The Martian is written in a lively voice that I can easily imagine belonging to a frustrated engineer. It isn't an eloquent voice but it isn't meant to be. Mark Watney has a right to feel frustrated as he narrates his story, having been (understandably) left for dead on the surface of Mars by a crew escaping from a hellacious sandstorm. The base in which the crew planned to live is intact but the communications dish Watney needs to contact Earth is destroyed in the storm. Another crew is scheduled to land (although far from his current location) in four years. Watney has enough food to survive for about a year. Seems like the poor guy should starve to death if he doesn't choose a more peaceful death by morphine, but Watney turns out to be a resourceful scientist who doesn't easily give up on life.

New characters are eventually introduced as the action shifts to Earth and to NASA, which eventually notices that the Rover left behind on Mars seems to have moved. The parts of the story that take place on Earth are surprisingly strong in their own way, and a sharp contrast to the individualistic story that Watney tells. Like the rest of the novel, the Earthbound story seems realistic, from the distress that people feel about Watney to the distress they feel at managing a public relations nightmare.

On one level, The Martian is a survival story, sort of an updated Robinson Crusoe on Mars without the monkey. But it's also a pure science fiction story, with a refreshing emphasis on science. There are no zombies here. At the same time, explaining the science doesn't bog down the story, as science-heavy sf too often does. This is fundamentally a story about people and crisis management. Andy Weir put an enormous amount of thought into The Martian, from commemorative stamps honoring Watney that need to be recalled to overtime funding for NASA scientists who work desperately to save his life.

The Martian strikes me as a novel that should have broad appeal. Fans of geek-speak who think science and technical innovation are the most important aspects of sf will find loads to enjoy. Readers who think sf needs to have human interest to differentiate it from a technical manual will find it here in plentiful supply. Readers who only want to spend time with likable characters will love Watney (he's a funny guy). Even readers who like action-filled plots should be happy. The action doesn't consist of battles with aliens using laser swords but the struggle for survival creates a fair amount of tension and keeps the story moving at a good pace. Readers who crave zombies will be disappointed but I suspect most sf fans will be as happy with The Martian as I was.

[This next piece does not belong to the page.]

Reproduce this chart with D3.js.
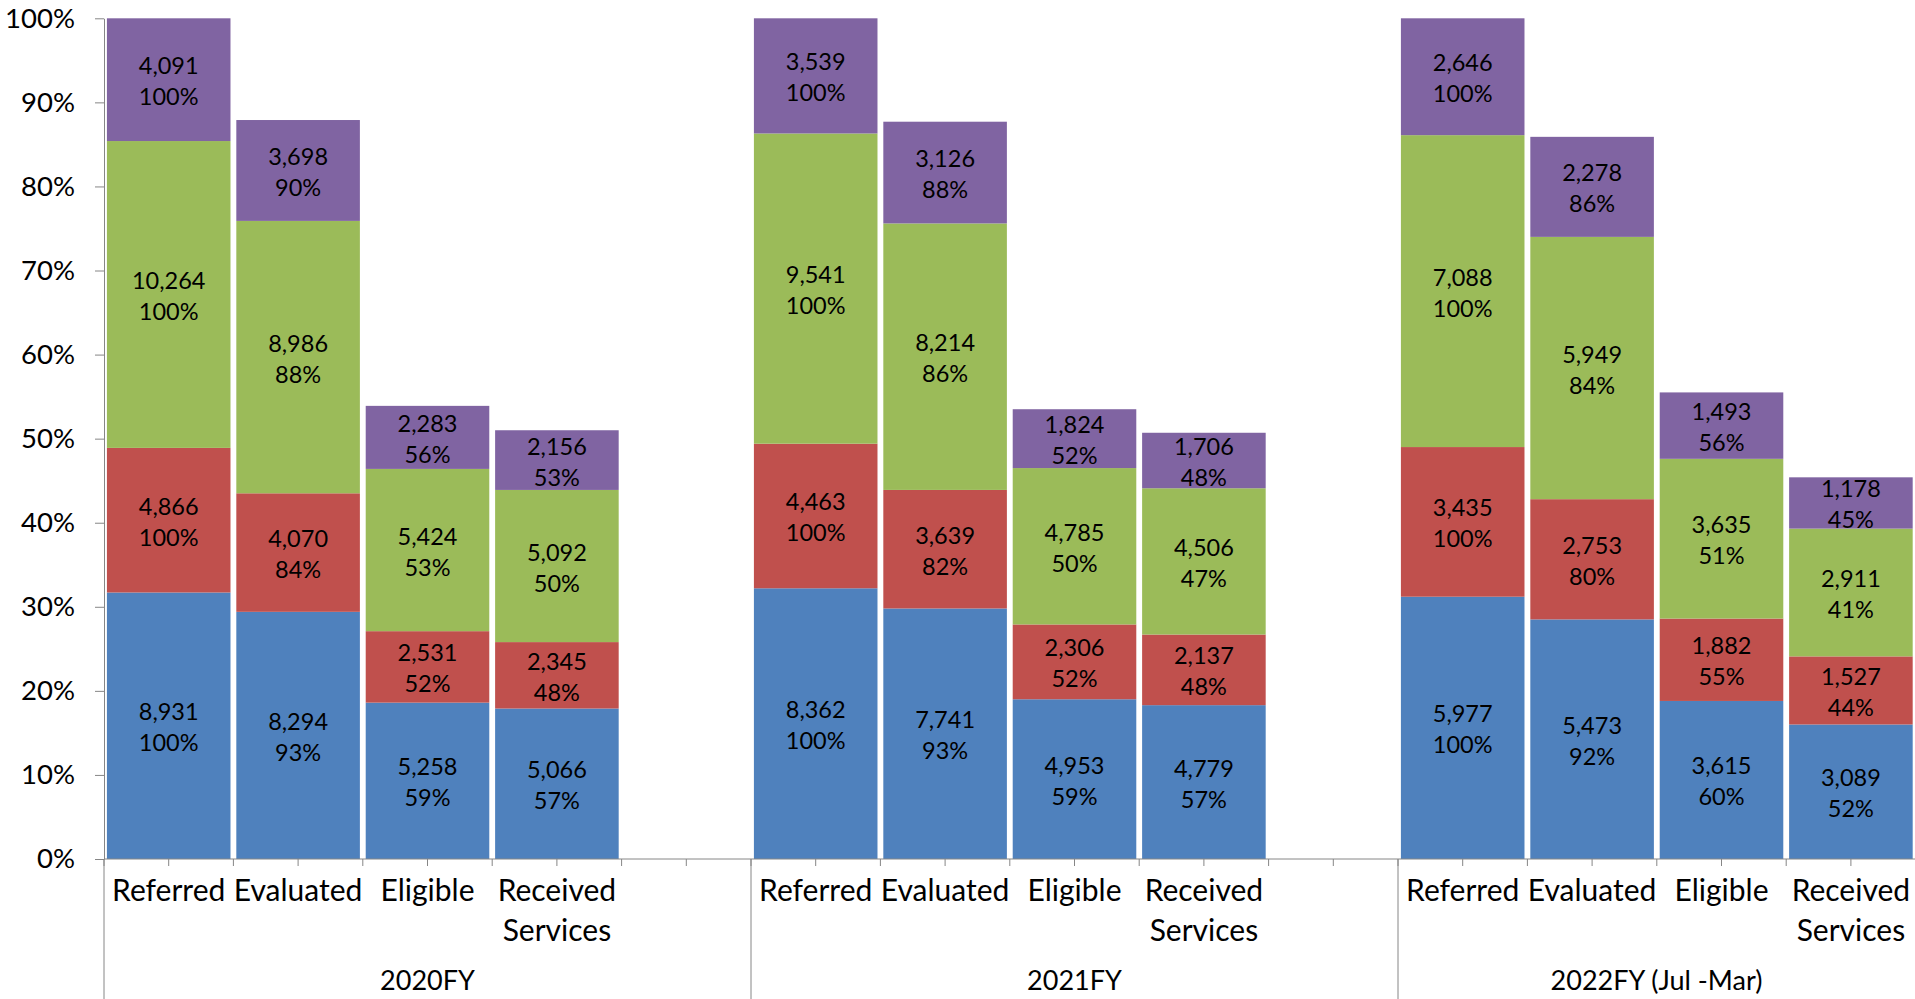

The Martian ends with a discussion of human nature. Humans can be truly awful to each other, but most of us have an instinctive desire to help one another, even to help complete strangers when lives are at risk, and to risk our own lives to do it. Through Mark Watney, Weir reminds us of our better natures. According to Watney, people who care about other human beings "massively outnumber" people who don't. I think that's probably true. It's a great reminder, movingly illustrated in an emotionally enriching story. I suspect The Martian is destined to be regarded as a classic work of sf. That's pretty remarkable for a book that was originally self-published.